Turbulent flow around submerged foundation arrays for ocean energy

Abstract

Submerged ocean energy foundations experience dynamic loading due to the non-uniform approach velocity and wake propagation behind them. This paper investigates the unsteady turbulent flow dynamics and propagation of large-scale vortical structures around submerged foundations using a large eddy simulation. The computational domain constituted an array of eight foundations arranged in an inline configuration of two columns. Two streamwise spacing, x = 6D and 8D, are investigated at an approach Reynolds number, based on the channel hydraulic diameter, of 8.5 × 104. The parametric study reveals the expected changes in wake recovery and their impact on the downstream foundations.

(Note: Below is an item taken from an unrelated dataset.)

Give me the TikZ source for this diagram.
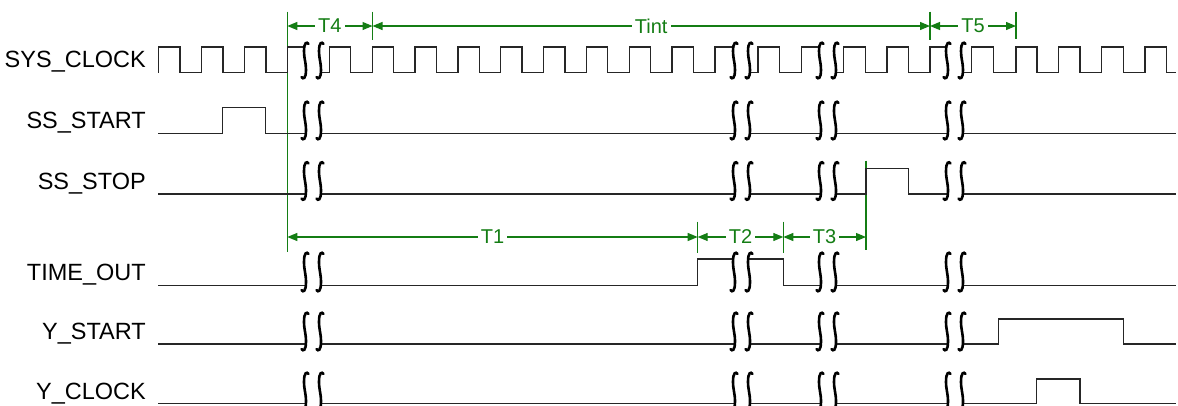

The narrow spacing promotes intense wake interactions, while larger inline spacing causes the entrainment of ambient flow, thereby limiting the wake interaction with the downstream foundations. A two-point correlation analysis reveals larger integral turbulent timescales for the 6D spacing compared to the 8D spacing. The separated flow around the foundations is characterized by eddies shed at varying frequencies. Multiple spectra peaks dominate at low frequencies, signifying dominant energy-containing large-scale vortices coupled with periodic excitation of the vortices as energy is transferred from the large-to small-scale turbulent structures.